Mas, reatando o fio das minhas considerações, devo dizer que em princípios de 1922 julgou-se que o ano agrícola seria bom, por virtude de ter chovido, e assim, aconteceu em toda a província, menos em Santo Antão, onde, apesar da larga e farta sementeira que se fez, toda a colheita se perdeu, por terem faltado as chuvas de Outubro e Setembro, dando em resultado continuar ali a crise, agravada com a profunda miséria e absoluta falta de recursos, originada no precário estado anterior.
Pelas notícias que tenho recebido, as providências dadas são insuficientes e escassas, reguladas provavelmente pelo critério de «runhas de fome» que é a característica principal de quem por lá anda governando interinamente, critério que já aqui verberei várias vezes.
E agora, que estamos a meio do ano, quando as crises mais acentuam a sua malignidade, agora começam a aparecer os telegramas alarmantes, prenunciando uma nova mortandade pela fome se não se tomarem rápidas e decisivas medidas de protecção e assistência.
Passo a ler os telegramas.
Primeiro telegrama recebido:
«Povo S. João Baptista, Santo Antão exausto recursos morre fome providência. — António Luís Delgado.

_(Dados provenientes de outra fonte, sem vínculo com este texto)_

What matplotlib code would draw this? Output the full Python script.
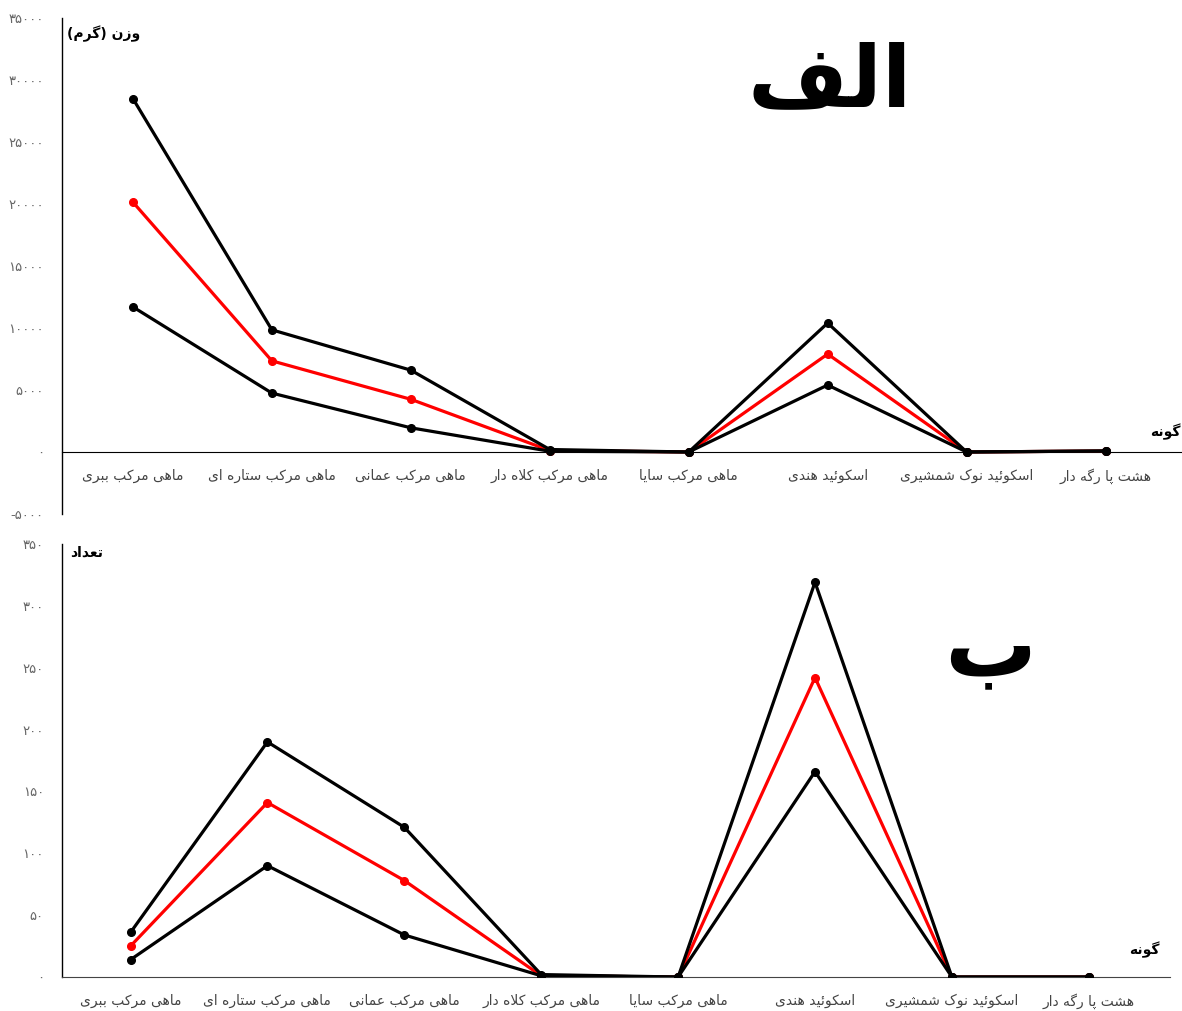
import matplotlib.pyplot as plt
from matplotlib.ticker import FuncFormatter, MultipleLocator

# species on the x axis (left to right as in the figure)
species = ['ماهی مرکب ببری', 'ماهی مرکب ستاره ای', 'ماهی مرکب عمانی', 'ماهی مرکب کلاه دار',
           'ماهی مرکب سایا', 'اسکوئید هندی', 'اسکوئید نوک شمشیری', 'هشت پا رگه دار']

# panel A: weight (grams)
weight_upper = [28500, 9850, 6600, 200, 0, 10400, 0, 80]
weight_mean = [20150, 7350, 4250, 120, 0, 7900, 0, 80]
weight_lower = [11700, 4750, 1950, 60, 0, 5400, 0, 80]

# panel B: count
count_upper = [36, 190, 121, 2, 0, 319, 0, 0]
count_mean = [25, 141, 78, 1, 0, 242, 0, 0]
count_lower = [14, 90, 34, 1, 0, 166, 0, 0]

# arabic presentation forms: isolated, final, initial, medial
FORMS = {
	'ا': (0xFE8D, 0xFE8E, None, None),
	'ب': (0xFE8F, 0xFE90, 0xFE91, 0xFE92),
	'ت': (0xFE95, 0xFE96, 0xFE97, 0xFE98),
	'د': (0xFEA9, 0xFEAA, None, None),
	'ر': (0xFEAD, 0xFEAE, None, None),
	'ز': (0xFEAF, 0xFEB0, None, None),
	'س': (0xFEB1, 0xFEB2, 0xFEB3, 0xFEB4),
	'ش': (0xFEB5, 0xFEB6, 0xFEB7, 0xFEB8),
	'ع': (0xFEC9, 0xFECA, 0xFECB, 0xFECC),
	'ف': (0xFED1, 0xFED2, 0xFED3, 0xFED4),
	'ل': (0xFEDD, 0xFEDE, 0xFEDF, 0xFEE0),
	'م': (0xFEE1, 0xFEE2, 0xFEE3, 0xFEE4),
	'ن': (0xFEE5, 0xFEE6, 0xFEE7, 0xFEE8),
	'ه': (0xFEE9, 0xFEEA, 0xFEEB, 0xFEEC),
	'و': (0xFEED, 0xFEEE, None, None),
	'ئ': (0xFE89, 0xFE8A, 0xFE8B, 0xFE8C),
	'پ': (0xFB56, 0xFB57, 0xFB58, 0xFB59),
	'ک': (0xFB8E, 0xFB8F, 0xFB90, 0xFB91),
	'گ': (0xFB92, 0xFB93, 0xFB94, 0xFB95),
	'ی': (0xFBFC, 0xFBFD, 0xFBFE, 0xFBFF),
	'LA': (0xFEFB, 0xFEFC, None, None),
}
MIRROR = {'(': ')', ')': '('}


def dual(t):
	return t in FORMS and FORMS[t][2] is not None


# shape persian text and put it in visual (left to right) order
def fa(text):
	tokens = []
	i = 0
	while i < len(text):
		if text[i] == 'ل' and i + 1 < len(text) and text[i + 1] == 'ا':
			tokens.append('LA')
			i += 2
		else:
			tokens.append(text[i])
			i += 1
	out = []
	for i, t in enumerate(tokens):
		if t not in FORMS:
			out.append(MIRROR.get(t, t))
			continue
		prev = tokens[i - 1] if i > 0 else None
		nxt = tokens[i + 1] if i + 1 < len(tokens) else None
		jp = prev is not None and dual(prev)
		jn = dual(t) and nxt in FORMS
		iso, fin, ini, med = FORMS[t]
		if jp and jn:
			c = med
		elif jp:
			c = fin
		elif jn:
			c = ini
		else:
			c = iso
		out.append(chr(c))
	return ''.join(reversed(out))


DIGITS = str.maketrans('0123456789', '۰۱۲۳۴۵۶۷۸۹')
fa_num = FuncFormatter(lambda v, p: ('%d' % round(v)).translate(DIGITS))

plt.rcParams['font.family'] = ['DejaVu Sans']

fig = plt.figure(figsize=(11.82, 10.11), dpi=100)
ax1 = fig.add_axes([0.0525, 0.4916, 0.9475, 0.4906])
ax2 = fig.add_axes([0.0525, 0.0336, 0.937, 0.4284])

# the zero line of panel A carries the species labels
ax1.spines['bottom'].set_position(('data', 0))

x = list(range(len(species)))
labels = [fa(s) for s in species]


def draw(ax, upper, mean, lower):
	ax.plot(x, mean, color='red', lw=2.3, marker='o', ms=5.5, zorder=3)
	ax.plot(x, upper, color='black', lw=2.3, marker='o', ms=5.5, zorder=4)
	ax.plot(x, lower, color='black', lw=2.3, marker='o', ms=5.5, zorder=4)
	ax.set_xticks(x)
	ax.set_xticklabels(labels, fontsize=10, color='#444444')
	ax.yaxis.set_major_formatter(fa_num)
	ax.tick_params(axis='both', length=0)
	ax.tick_params(axis='x', pad=12)
	ax.tick_params(axis='y', pad=13, labelsize=9.5, labelcolor='#666666')
	ax.spines['top'].set_visible(False)
	ax.spines['right'].set_visible(False)
	ax.spines['left'].set_linewidth(1)


draw(ax1, weight_upper, weight_mean, weight_lower)
ax1.set_xlim(-0.51, 7.55)
ax1.set_ylim(-5000, 35000)
ax1.yaxis.set_major_locator(MultipleLocator(5000))

draw(ax2, count_upper, count_mean, count_lower)
ax2.set_xlim(-0.5, 7.59)
ax2.set_ylim(0, 350)
ax2.yaxis.set_major_locator(MultipleLocator(50))
ax2.spines['bottom'].set_color('#444444')

fig.text(0.057, 0.967, fa('وزن (گرم)'), fontsize=10, fontweight='bold', ha='left', va='center')
fig.text(0.059, 0.453, fa('تعداد'), fontsize=10, fontweight='bold', ha='left', va='center')
fig.text(0.999, 0.5727, fa('گونه'), fontsize=10, fontweight='bold', ha='right', va='center')
fig.text(0.981, 0.0603, fa('گونه'), fontsize=10, fontweight='bold', ha='right', va='center')

fig.text(0.702, 0.918, fa('الف'), fontsize=62, fontweight='bold', ha='center', va='center')
fig.text(0.8376, 0.358, fa('ب'), fontsize=66, fontweight='bold', ha='center', va='center')

fig.savefig('out.png', dpi=100)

Segundo telegrama recebido:
«Povos freguesia Sampedro Santo Antão Cabo Verde prestes vítima fome pedem socorro urgente com remessa directa mantimentos quer para trabalhos quer para comida contrário mortandade séria. — José Duarte Lopes — Marcos Ramos — Moutinho Ramos».
Trecho duma carta:
«A crise aqui, de dia para dia, apresenta-se com carácter assustador, tanto mais porque não há trabalhos de crise e nem há milho do Govêrno, nem de particulares.
As sementeiras, que apresentavam um aspecto prometedor como havia muitos anos se não tinha visto, devido a ausência de chuvas em Outubro e Novembro, desapareceram por completo. O povo tinha trabalhado como não se esperava, apesar de exíguos recursos e falta de braços, mas viu todo o seu esfôrço reduzido a zero. Há sítios, onde nem água para irrigação das propriedades há, como acontece aqui na vila da Ribeira Grande e subúrbios.
Um litro de milho, quando aparece, é a $80 e a 1$. É um horror!